RECORDED INFORMATION:

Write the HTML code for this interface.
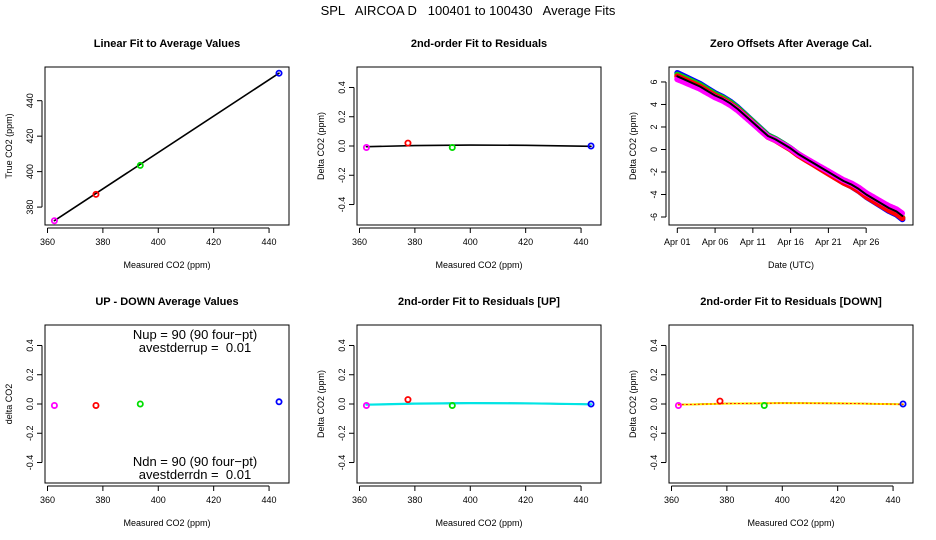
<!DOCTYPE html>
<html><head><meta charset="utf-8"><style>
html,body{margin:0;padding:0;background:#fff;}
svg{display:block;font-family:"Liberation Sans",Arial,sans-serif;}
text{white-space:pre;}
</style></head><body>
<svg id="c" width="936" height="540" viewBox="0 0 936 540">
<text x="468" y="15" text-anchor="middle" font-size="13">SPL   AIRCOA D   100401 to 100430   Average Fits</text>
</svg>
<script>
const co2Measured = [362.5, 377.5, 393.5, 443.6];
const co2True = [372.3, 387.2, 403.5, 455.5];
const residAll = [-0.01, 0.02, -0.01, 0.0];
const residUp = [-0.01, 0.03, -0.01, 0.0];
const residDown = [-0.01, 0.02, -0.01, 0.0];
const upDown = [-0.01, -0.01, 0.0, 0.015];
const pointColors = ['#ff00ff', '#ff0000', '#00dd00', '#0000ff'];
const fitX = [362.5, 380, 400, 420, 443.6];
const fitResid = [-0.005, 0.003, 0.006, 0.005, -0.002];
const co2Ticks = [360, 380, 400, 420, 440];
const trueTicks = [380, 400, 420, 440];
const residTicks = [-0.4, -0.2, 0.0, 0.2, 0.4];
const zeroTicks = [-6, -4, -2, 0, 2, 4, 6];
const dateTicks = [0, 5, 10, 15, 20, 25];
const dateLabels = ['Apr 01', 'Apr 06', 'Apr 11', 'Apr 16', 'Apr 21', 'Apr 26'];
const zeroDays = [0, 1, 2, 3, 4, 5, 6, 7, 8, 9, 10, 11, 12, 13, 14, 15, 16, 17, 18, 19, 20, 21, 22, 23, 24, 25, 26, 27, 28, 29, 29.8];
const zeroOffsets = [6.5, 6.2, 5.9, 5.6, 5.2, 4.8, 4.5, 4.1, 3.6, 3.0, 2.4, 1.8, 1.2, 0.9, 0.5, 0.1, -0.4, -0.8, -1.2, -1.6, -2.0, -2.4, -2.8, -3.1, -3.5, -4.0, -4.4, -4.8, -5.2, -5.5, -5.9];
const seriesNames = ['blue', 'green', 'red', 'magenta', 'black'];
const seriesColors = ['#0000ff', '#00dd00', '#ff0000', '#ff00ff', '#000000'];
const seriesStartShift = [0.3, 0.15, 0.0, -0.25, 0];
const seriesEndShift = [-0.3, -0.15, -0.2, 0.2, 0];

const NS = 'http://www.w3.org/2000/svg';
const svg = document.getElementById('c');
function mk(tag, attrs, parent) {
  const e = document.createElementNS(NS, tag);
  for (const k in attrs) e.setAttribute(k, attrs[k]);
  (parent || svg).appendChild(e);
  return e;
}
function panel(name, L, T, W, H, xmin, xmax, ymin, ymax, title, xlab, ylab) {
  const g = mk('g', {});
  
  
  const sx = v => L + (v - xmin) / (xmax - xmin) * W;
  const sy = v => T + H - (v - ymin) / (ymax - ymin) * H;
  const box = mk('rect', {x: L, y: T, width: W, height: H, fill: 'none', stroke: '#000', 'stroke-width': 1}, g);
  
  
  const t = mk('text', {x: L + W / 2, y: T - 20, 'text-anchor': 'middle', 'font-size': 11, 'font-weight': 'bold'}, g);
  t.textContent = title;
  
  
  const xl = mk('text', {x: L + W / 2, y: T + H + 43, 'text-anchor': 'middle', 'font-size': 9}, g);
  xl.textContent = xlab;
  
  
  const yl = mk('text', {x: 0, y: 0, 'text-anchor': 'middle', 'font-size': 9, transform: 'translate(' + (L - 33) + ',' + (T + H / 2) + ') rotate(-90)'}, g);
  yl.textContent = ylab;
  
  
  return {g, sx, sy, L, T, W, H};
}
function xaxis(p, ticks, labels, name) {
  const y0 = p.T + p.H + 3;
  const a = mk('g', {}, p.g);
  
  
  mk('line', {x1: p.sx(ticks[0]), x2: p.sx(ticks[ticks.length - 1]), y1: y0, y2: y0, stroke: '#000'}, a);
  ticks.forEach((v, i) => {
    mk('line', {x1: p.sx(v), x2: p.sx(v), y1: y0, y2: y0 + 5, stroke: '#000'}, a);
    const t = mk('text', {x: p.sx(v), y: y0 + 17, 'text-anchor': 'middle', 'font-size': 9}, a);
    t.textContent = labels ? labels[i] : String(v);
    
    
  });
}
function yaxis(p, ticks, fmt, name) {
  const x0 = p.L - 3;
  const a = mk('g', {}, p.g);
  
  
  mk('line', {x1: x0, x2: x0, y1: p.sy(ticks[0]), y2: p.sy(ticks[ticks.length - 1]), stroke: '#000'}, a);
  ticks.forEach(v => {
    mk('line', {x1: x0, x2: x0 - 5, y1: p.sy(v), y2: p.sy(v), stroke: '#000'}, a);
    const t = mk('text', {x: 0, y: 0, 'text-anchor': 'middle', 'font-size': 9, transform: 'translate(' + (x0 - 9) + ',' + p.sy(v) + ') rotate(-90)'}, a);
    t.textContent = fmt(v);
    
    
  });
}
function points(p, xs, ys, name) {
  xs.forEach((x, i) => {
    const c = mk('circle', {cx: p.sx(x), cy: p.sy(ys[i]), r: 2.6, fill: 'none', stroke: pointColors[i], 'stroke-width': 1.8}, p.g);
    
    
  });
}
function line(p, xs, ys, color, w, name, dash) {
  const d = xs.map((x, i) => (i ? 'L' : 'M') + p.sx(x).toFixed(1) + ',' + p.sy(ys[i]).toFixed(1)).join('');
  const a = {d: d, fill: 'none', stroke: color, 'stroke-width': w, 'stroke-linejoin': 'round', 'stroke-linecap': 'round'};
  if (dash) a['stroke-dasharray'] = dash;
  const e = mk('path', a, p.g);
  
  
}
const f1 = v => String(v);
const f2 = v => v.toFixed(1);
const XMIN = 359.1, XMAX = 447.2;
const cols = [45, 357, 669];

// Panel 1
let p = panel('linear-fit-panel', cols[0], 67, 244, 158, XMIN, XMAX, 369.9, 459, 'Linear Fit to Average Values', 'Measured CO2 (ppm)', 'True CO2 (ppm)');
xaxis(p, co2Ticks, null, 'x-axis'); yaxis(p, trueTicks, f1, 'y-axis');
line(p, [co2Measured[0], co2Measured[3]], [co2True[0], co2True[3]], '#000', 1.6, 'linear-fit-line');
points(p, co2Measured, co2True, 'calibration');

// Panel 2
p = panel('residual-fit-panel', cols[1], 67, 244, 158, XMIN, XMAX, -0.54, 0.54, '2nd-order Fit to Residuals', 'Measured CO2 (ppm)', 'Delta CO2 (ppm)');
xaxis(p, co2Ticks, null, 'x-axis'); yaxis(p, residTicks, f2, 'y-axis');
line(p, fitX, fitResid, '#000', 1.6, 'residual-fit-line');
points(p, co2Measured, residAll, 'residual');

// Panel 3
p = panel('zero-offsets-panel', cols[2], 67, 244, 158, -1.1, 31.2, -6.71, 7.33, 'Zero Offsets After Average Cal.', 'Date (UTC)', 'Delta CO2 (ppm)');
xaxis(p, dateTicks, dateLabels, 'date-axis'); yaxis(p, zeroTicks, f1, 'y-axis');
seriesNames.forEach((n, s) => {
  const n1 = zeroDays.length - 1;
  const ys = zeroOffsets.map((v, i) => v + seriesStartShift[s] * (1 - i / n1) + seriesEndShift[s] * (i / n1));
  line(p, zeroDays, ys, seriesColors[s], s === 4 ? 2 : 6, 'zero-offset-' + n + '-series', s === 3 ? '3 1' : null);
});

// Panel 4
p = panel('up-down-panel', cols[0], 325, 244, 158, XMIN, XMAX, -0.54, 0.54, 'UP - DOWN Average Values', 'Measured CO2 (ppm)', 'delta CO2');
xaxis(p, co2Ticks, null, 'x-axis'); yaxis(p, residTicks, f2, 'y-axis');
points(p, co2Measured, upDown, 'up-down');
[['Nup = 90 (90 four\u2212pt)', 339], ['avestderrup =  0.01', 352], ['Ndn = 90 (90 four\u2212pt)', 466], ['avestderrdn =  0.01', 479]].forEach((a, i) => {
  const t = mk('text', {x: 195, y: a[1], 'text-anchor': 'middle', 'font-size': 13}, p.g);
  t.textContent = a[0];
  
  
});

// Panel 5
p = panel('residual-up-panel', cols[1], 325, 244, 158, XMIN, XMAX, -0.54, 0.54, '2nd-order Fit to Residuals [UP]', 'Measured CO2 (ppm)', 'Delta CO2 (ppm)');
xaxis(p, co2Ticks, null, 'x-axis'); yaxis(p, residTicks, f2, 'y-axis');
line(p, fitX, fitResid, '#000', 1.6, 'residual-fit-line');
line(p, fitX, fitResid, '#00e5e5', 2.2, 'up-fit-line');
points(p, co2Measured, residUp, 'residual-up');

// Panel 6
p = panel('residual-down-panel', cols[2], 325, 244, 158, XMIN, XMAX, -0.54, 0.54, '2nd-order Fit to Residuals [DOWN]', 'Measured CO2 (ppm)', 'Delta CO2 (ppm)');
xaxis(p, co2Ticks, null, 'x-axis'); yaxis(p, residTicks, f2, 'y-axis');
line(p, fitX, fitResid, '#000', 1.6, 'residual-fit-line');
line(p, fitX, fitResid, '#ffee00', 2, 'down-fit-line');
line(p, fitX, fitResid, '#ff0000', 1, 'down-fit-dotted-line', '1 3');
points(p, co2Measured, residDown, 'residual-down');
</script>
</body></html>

==

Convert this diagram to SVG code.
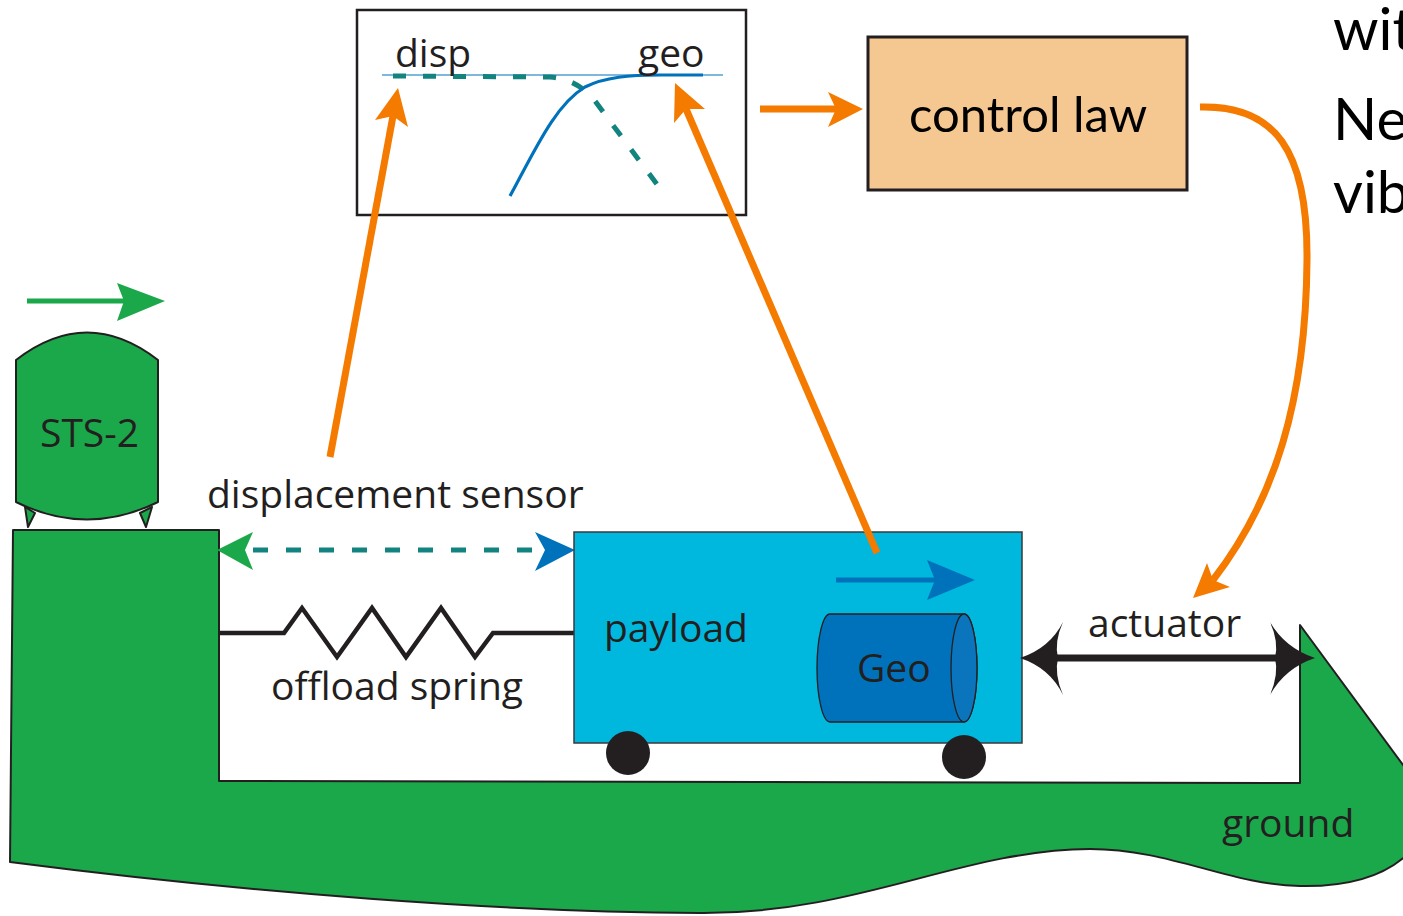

* * *

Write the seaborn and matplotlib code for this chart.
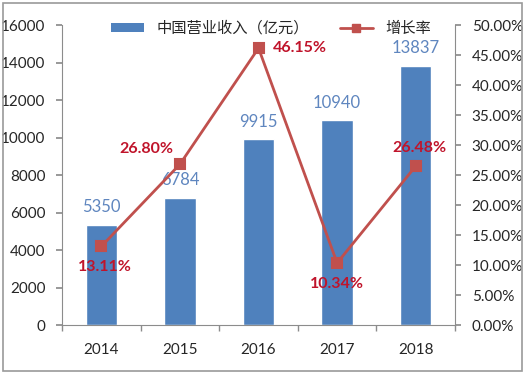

TASK:
Return every line from the records above that holds the word "code".

EXERCISE RESULT:
Write the HTML code for this interface.
Convert this diagram to SVG code.
Write the seaborn and matplotlib code for this chart.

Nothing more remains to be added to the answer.